Chronique

East Coast Avengers
Avengers Airwaves

Brick Records - 2011

En 2008, East Coast Avengers, groupe formé d’Esoteric, Tha Trademarc et DC the Midi Alien, apparaissait à la face du monde, de façon plutôt percutante. « Kill Bill O’Reilly », premier titre du crew bostonien, attaquait de manière très virulente et explicite le chroniqueur conservateur de Fox News. Quelques semaines de polémique plus tard sortait l’album Prison Planet, tout aussi vindicatif que cette entrée en matière. Trois ans après, DC the Midi Alien, beatmaker du trio, l’a toujours aussi mauvaise au moment de faire ses débuts en solo avec Avengers Airwaves.

Dès l’intro, le décor est planté. DC et ses deux acolytes prennent d’assaut une station de radio, bâillonnant un présentateur aux idées pour le moins réactionnaires et prenant les commandes de son émission. Ils profiteront bien sûr de cette exposition pour diffuser leurs titres et leurs idées. Le marquage à gauche, déjà prononcé sur Prison Planet, est encore renforcé. Pas d’egotrip, ni de battle rhymes : les thèmes des morceaux sont tous très politisés, et traités avec conviction par les nombreux et prestigieux rappeurs conviés. Côté beats, DC applique la formule qui l’a amené à travailler ces dernières années avec Royce Da 5’9″, Termanology ou Vinnie Paz : des instrus nerveux, faits de breakbeats explosifs et de samples furieux.

Un casting riche, des prods énervées et un rap au diapason, la recette renvoie à environ deux cents disques sortis ces dernières années. Alors qu’est ce qui différencie Avengers Airwaves de tous ceux-là ? Tout d’abord, il s’agit d’un vrai album, pensé comme un tout, et non pas d’une compilation de morceaux créés à partir de différents couplets enregistrés ici et là. L’occupation de la station radio fournit d’ailleurs un fil rouge à l’opus, lui donnant une vraie cohérence. Par ailleurs, si au micro interviennent de grandes figures de toute la côte est des États-Unis, le focus porte essentiellement sur la scène de Boston, dont on retrouve les tauliers (Reks, Big Shug, Esoteric), les hommes de l’ombre (Tha Trademarc, Champs vs. The League, Singapore Kane) et les rookies (Boycott Blues, Godilla). Un ensemble qu’on a toujours plaisir à voir en action, ses éléments étant tous tirés vers le haut par une émulation d’apparence plutôt saine.
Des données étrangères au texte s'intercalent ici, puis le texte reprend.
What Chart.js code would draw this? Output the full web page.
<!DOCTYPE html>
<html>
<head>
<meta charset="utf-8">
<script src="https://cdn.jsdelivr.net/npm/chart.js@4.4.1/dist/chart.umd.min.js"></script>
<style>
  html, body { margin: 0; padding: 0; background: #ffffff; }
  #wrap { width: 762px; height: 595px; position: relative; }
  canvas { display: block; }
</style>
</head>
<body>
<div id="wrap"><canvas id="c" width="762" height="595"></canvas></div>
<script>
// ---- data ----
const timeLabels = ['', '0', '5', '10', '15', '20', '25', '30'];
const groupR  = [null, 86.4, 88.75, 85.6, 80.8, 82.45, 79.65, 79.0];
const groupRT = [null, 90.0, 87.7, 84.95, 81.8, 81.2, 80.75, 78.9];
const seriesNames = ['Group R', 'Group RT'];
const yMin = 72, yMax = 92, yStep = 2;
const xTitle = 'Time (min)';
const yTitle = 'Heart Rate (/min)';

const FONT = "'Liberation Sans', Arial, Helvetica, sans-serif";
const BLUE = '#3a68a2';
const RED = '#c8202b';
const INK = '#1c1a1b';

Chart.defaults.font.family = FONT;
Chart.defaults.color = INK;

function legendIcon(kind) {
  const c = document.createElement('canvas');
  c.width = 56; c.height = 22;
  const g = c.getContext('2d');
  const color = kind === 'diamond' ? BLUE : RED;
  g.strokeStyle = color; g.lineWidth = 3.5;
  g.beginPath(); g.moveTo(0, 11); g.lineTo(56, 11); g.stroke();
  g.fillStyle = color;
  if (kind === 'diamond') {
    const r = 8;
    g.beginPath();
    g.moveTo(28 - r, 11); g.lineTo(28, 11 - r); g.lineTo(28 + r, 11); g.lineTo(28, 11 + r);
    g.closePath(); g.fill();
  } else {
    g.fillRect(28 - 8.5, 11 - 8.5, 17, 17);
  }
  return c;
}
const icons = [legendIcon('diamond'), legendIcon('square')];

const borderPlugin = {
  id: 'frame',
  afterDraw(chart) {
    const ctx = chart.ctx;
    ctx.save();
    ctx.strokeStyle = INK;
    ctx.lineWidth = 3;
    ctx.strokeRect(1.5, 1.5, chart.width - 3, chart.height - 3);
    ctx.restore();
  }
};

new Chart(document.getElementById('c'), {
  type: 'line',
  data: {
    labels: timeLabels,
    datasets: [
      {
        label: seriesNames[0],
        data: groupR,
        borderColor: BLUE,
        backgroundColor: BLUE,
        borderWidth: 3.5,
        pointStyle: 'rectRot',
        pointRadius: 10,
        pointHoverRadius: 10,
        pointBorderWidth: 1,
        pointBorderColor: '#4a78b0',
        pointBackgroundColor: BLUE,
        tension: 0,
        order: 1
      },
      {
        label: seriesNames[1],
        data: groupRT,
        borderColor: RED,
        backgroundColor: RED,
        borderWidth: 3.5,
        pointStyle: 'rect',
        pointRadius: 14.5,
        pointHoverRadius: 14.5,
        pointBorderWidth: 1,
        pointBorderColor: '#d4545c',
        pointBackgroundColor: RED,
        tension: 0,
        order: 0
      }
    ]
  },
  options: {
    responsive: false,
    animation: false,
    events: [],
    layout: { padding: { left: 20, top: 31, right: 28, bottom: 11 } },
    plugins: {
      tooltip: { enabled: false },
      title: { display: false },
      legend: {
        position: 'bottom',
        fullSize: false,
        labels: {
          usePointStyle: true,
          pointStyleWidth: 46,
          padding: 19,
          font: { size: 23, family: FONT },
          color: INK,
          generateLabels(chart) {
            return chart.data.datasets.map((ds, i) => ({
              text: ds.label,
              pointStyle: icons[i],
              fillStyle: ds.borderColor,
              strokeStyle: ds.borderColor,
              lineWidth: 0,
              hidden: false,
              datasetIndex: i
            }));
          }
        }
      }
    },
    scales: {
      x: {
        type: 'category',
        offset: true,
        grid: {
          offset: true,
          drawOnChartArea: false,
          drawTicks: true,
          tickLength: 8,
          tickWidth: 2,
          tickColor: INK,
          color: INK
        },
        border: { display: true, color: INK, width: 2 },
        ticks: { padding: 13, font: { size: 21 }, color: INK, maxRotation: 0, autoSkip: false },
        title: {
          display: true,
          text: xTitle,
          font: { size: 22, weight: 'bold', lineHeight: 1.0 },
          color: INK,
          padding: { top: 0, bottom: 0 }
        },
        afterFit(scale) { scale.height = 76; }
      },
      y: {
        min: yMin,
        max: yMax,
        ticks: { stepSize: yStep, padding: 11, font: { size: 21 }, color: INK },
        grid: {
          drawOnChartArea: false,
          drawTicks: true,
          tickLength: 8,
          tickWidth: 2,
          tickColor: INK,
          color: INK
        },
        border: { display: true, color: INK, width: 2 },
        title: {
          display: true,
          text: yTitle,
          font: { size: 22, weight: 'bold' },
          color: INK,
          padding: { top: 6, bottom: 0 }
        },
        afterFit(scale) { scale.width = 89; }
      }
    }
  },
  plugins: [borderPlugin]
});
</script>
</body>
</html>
Ce sont d’ailleurs des MCs de Beantown, Esoteric et Tha Trademarc, qui s’illustrent sur l’un des meilleurs titres d’Avengers Airwaves, le fougueux « National Threat ». On appréciera aussi particulièrement « Revolutionary Theme Music », « Ride for a Cause » ou encore « World Wounds », des inattendus Nabo Rawk et Apeshit. « Birth of a Nation », dernier morceau de l’opus, jouit d’une production apaisante et douce, offrant une occasion à Reks de se montrer sous son meilleur jour. Le vétéran fournira comme toujours une interprétation pleine d’émotion, concluant le disque sur une très belle note.
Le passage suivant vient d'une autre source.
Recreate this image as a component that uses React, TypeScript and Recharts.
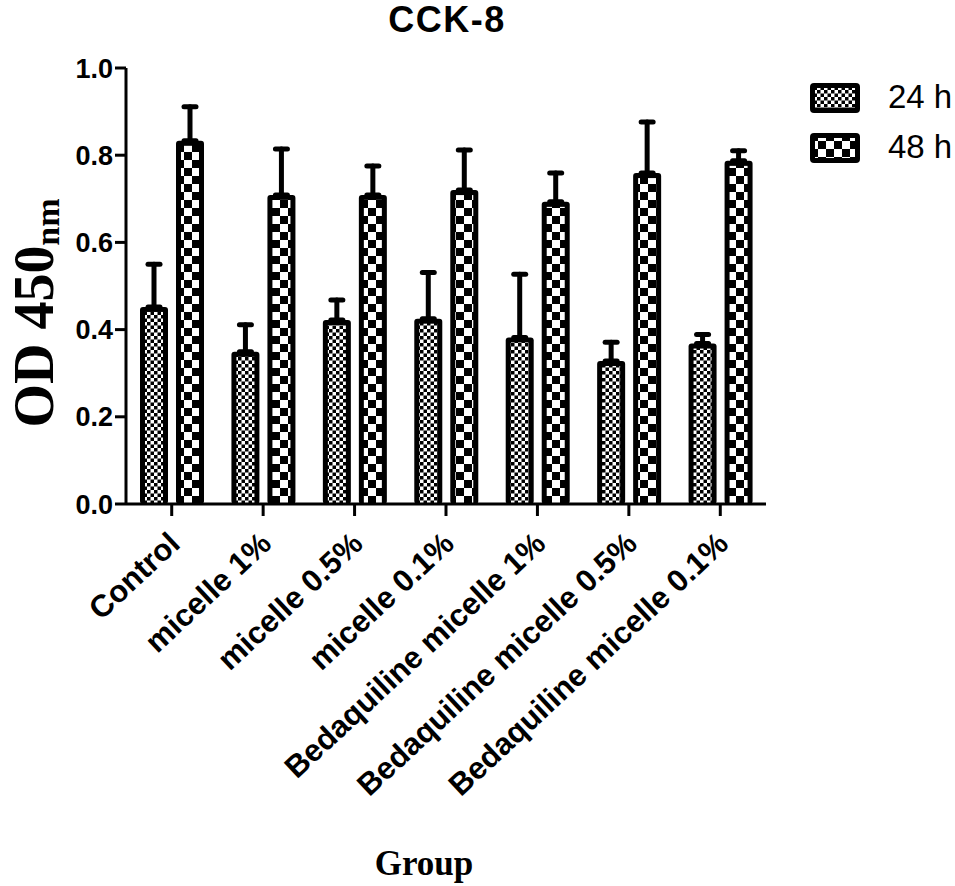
import { Bar, BarChart, ErrorBar, XAxis, YAxis } from "recharts";

const INK = "#000";
const SANS = "Arial, 'Liberation Sans', sans-serif";
const SERIF = "'Times New Roman', 'Liberation Serif', serif";

const groups = [
  "Control",
  "micelle 1%",
  "micelle 0.5%",
  "micelle 0.1%",
  "Bedaquiline micelle 1%",
  "Bedaquiline micelle 0.5%",
  "Bedaquiline micelle 0.1%",
];
const od24 = [0.452, 0.349, 0.422, 0.425, 0.382, 0.328, 0.368];
const od48 = [0.833, 0.709, 0.709, 0.72, 0.693, 0.759, 0.787];
const sd24 = [0.098, 0.062, 0.046, 0.106, 0.145, 0.043, 0.021];
const sd48 = [0.078, 0.105, 0.066, 0.092, 0.066, 0.117, 0.023];
const yTicks = [0, 0.2, 0.4, 0.6, 0.8, 1.0];

const series = [
  { key: "h24", err: "e24", label: "24 h", pattern: "fine" },
  { key: "h48", err: "e48", label: "48 h", pattern: "coarse" },
];

const rows = groups.map((g, i) => ({
  group: g,
  h24: od24[i],
  h48: od48[i],
  e24: [0, sd24[i]],
  e48: [0, sd48[i]],
}));

function Patterns({ prefix }: { prefix: string }) {
  return (
    <defs>
      <pattern id={`${prefix}fine`} width={7} height={7} patternUnits="userSpaceOnUse">
        <rect width={7} height={7} fill="#fff" />
        <rect width={3.5} height={3.5} fill={INK} />
        <rect x={3.5} y={3.5} width={3.5} height={3.5} fill={INK} />
      </pattern>
      <pattern id={`${prefix}coarse`} width={16} height={16} patternUnits="userSpaceOnUse">
        <rect width={16} height={16} fill="#fff" />
        <rect width={8} height={8} fill={INK} />
        <rect x={8} y={8} width={8} height={8} fill={INK} />
      </pattern>
    </defs>
  );
}

function PatternBar(props: any) {
  const { x, y, width, height, fill } = props;
  if (!height || height <= 0) return null;
  return (
    <g>
      <rect x={x} y={y} width={width} height={height} rx={3} fill={INK} />
      <rect x={x + 5} y={y + 5} width={width - 10} height={Math.max(height - 5, 0)} fill={fill} />
    </g>
  );
}

function GroupTick({ x, y, payload }: any) {
  return (
    <g transform={`translate(${x + 10},${y + 30})`}>
      <text
        transform="rotate(-43)"
        textAnchor="end"
        fontFamily={SANS}
        fontWeight="bold"
        fontSize={31}
        fill={INK}
      >
        {payload.value}
      </text>
    </g>
  );
}

function YTitle() {
  return (
    <text
      transform="translate(53,313) rotate(-90)"
      textAnchor="middle"
      fontFamily={SERIF}
      fontWeight="bold"
      fontSize={56}
      fill={INK}
    >
      OD 450
      <tspan fontSize={34} dy={6}>
        nm
      </tspan>
    </text>
  );
}

function XTitle() {
  return (
    <text x={424} y={875} textAnchor="middle" fontFamily={SERIF} fontWeight="bold" fontSize={35} fill={INK}>
      Group
    </text>
  );
}

function LegendBox() {
  return (
    <svg width={150} height={100} style={{ position: "absolute", left: 805, top: 75 }}>
      <Patterns prefix="lg-" />
      {series.map((s, i) => (
        <g key={s.key} transform={`translate(5,${8 + i * 50})`}>
          <rect width={50} height={30} rx={4} fill={INK} />
          <rect x={5} y={5} width={40} height={20} fill={`url(#lg-${s.pattern})`} />
          <text x={78} y={25} fontFamily={SANS} fontSize={33} fill={INK}>
            {s.label}
          </text>
        </g>
      ))}
    </svg>
  );
}

export default function App() {
  return (
    <div style={{ position: "absolute", left: 0, top: 0, width: 955, height: 886, background: "#fff" }}>
      <div
        style={{
          position: "absolute",
          left: 0,
          width: 894,
          top: 2,
          textAlign: "center",
          fontFamily: SANS,
          fontWeight: "bold",
          fontSize: 36,
          letterSpacing: 1.5,
          lineHeight: 1,
          color: INK,
        }}
      >
        CCK-8
      </div>
      <BarChart
        width={955}
        height={886}
        data={rows}
        margin={{ top: 68, right: 189, bottom: 0, left: 0 }}
        barSize={28}
        barGap={8}
      >
        <Patterns prefix="bar-" />
        <XAxis
          dataKey="group"
          height={382}
          interval={0}
          axisLine={{ stroke: INK, strokeWidth: 3 }}
          tickLine={{ stroke: INK, strokeWidth: 3 }}
          tickSize={12}
          tickMargin={0}
          tick={<GroupTick />}
          label={{ content: () => <XTitle /> }}
        />
        <YAxis
          width={126}
          domain={[0, 1]}
          ticks={yTicks}
          interval={0}
          tickFormatter={(v: number) => v.toFixed(1)}
          axisLine={{ stroke: INK, strokeWidth: 3 }}
          tickLine={{ stroke: INK, strokeWidth: 3 }}
          tickSize={11}
          tickMargin={2}
          tick={{ fontFamily: SANS, fontWeight: "bold", fontSize: 27, fill: INK }}
          label={{ content: () => <YTitle /> }}
        />
        {series.map((s) => (
          <Bar
            key={s.key}
            dataKey={s.key}
            name={s.label}
            fill={`url(#bar-${s.pattern})`}
            shape={<PatternBar />}
            isAnimationActive={false}
          >
            <ErrorBar
              dataKey={s.err}
              direction="y"
              width={6}
              stroke={INK}
              strokeWidth={5}
              strokeLinecap="round"
            />
          </Bar>
        ))}
      </BarChart>
      <LegendBox />
    </div>
  );
}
Dans l’ensemble, pas de baisse de régime notable tout au long du tracklisting. Mais quelques petits défauts viennent tout de même ternir le bilan. Le premier est inhérent au concept : inévitablement, en ces temps de conspirationisme de comptoir, certains MCs alignent les clichés en voulant se la jouer rappeur engagé. Le second tient aussi à cette teneur très politisée : DC a eu l’idée d’insérer des extraits de discours un peu partout. Cela tend à casser le rythme et à lasser au bout d’un moment. On aurait préféré que les scratches, déjà très présents, le soient encore plus. On regrettera pour finir la présence de samples légèrement grillés, comme le sont ceux de « The Spirit Pt.2 », « Technology Takeover » ou encore « Soldiers/Survivors ».

Sans qu’il n’y ait à crier au génie, Avengers Airwaves est donc un album agréable, fait avec une conviction et une détermination qui font plaisir à entendre. L’étiquette « rap politique », fièrement relayée dès la pochette, avait de quoi rebuter de prime abord. Mais force est de constater que les morceaux se succèdent et  que jamais l’ennui ne vient poindre. DC the Midi Alien devrait en tirer un bénéfice certain, et s’imposer un peu plus comme l’un des producteurs qui montent sur la côte est.